A combined wind-storage primary frequency regulation method considering low-speed shaft fatigue loads in wind turbine

Wind turbine (WT) engagement in frequency response enhances overall system frequency stability. However, it concurrently results in elevated fatigue loads on the low-speed shaft (LSS). To mitigate the fatigue loads on the LSS while maintaining system frequency stability, this paper introduces a comprehensive wind-storage primary frequency regulation (PFR) method, which takes into account the fatigue loads on the LSS of the WT. Initially, the impact of PFR on the fatigue loads of the LSS in the WT is analyzed. To mitigate the LSS ' s fatigue loads, an improved torsional vibration control method based on generator speed is introduced. This method markedly decreases LSS fatigue loads. The fatigue loads can be reduced by 20.94 %. However, torsional vibration methods may intensify WT output power fluctuations, which pose issues for LSS torsional vibration suppression. Building on this foundation, a combined wind-storage strategy utilizing a low-pass filtering algorithm is proposed. Supercapacitor (SC) storage undergoes charging and discharging in response to frequency changes to achieve WT power smoothing. The validity of proposed method is confirmed through time-domain simulation.
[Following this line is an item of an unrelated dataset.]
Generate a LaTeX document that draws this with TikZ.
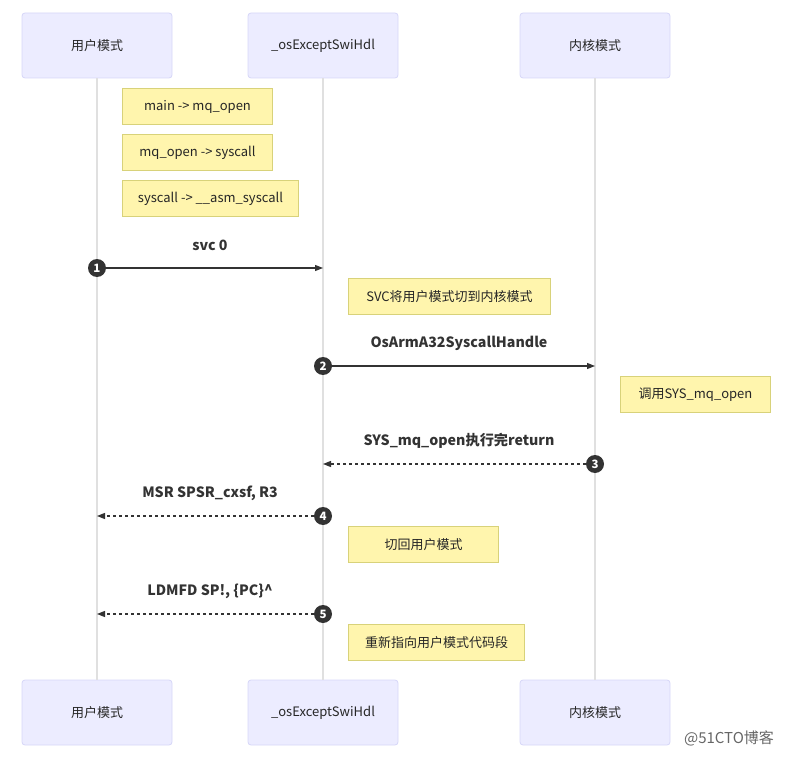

The results demonstrate that the proposed method reduces system frequency fluctuations with the frequency deviation being reduced by around 50 %. Additionally, it can further decrease the damage equivalent load of the LSS by more than 9 %. Finally, by comparing the proposed method against a fuzzy logic-based wind-storage coordinated method, the effectiveness of the proposed method is verified.